With light-to-moderate use we were able to squeeze around two days’ use out of the phone, which is roughly on-par with the Moto G. Stamina will be helped by the use of 4G, which is less power-hungry than 3G. The Kestrel also performed extremely well in our video playback test.

It lasts for around 14 hours when playing back a 720p MP4 video file at medium brightness. That’s a remarkable performance, and one that gives us a bit more confidence about the efficiency of Huawei’s take on Android in its current form.

 Kestrel photos 3

Give the Kestrel more to deal with than light tasks, though, and your chances of two-day battery stamina will go out the window. Its Cortex-A7-based CPU excels at offering good battery efficiency with low-level tasks, but under the strain of, for example, 3D gaming you’ll soon see your battery plummet.

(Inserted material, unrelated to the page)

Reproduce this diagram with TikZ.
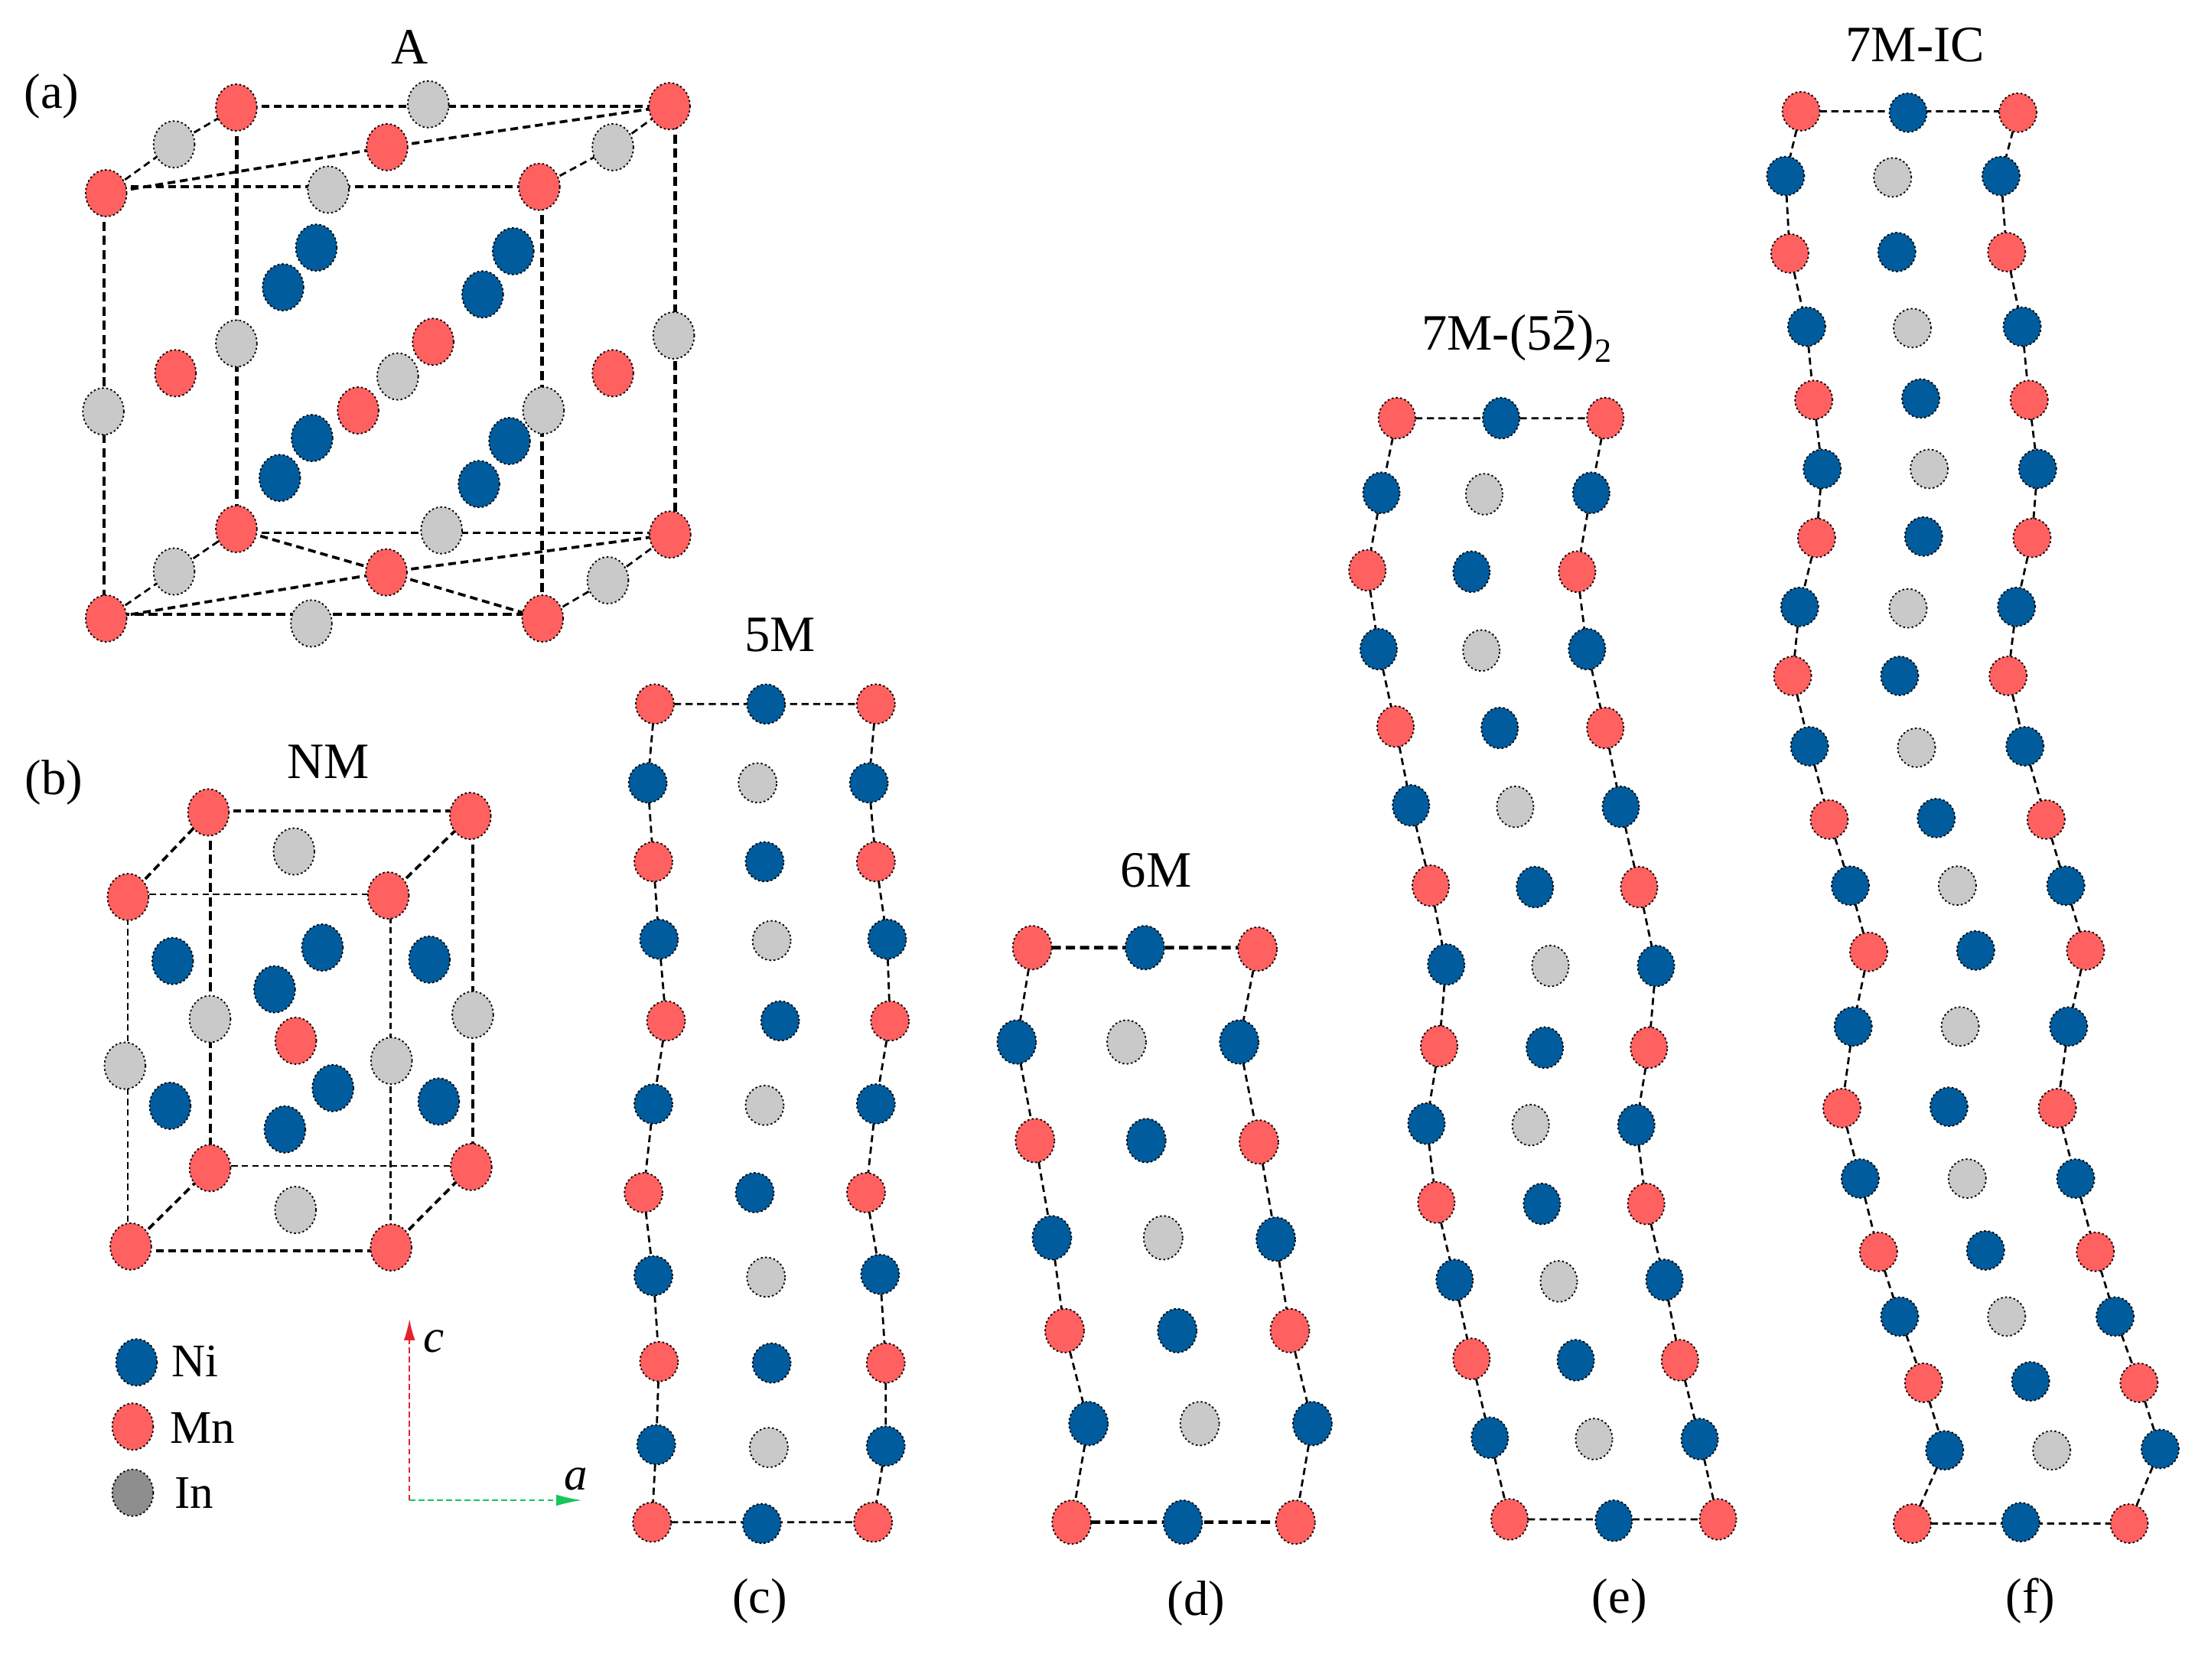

And, despite having a removable back cover, you cannot remove or replace the EE Kestrel’s battery manually. You cannot arm yourself with a spare battery – although an external battery will do the trick.


Should I buy the EE Kestrel?

As well as offering a lot for not much money, one key aspect the EE Kestrel has aced is its timing. It’s among the first super-low-cost 4G phones. And that means there will be more before too long.

However, at present it seems that most will cost a bit more than the Kestrel. The 4G Moto G is set to cost £149, the Sony Xperia M2 around £200 and the HTC Desire 610 potentially a little more still.

Are these phones better than the Kestrel? Yes, probably. Are they 100 per cent better? Absolutely not.

The EE Kestrel is here for people on a tight budget who want to experience 4G, and for that purpose it’s a corker. It is a slight shame, though, that the phone’s software needs a little more tweaking than most rivals to get the most out of. We imagine that many Kestrel buyers may not have the tech knowledge or the inclination to put this groundwork in.

Verdict

It lacks a few finishing touches of phones twice the price but the EE Kestrel is an accomplished 4G phone that offers superb value for money without too many compromises.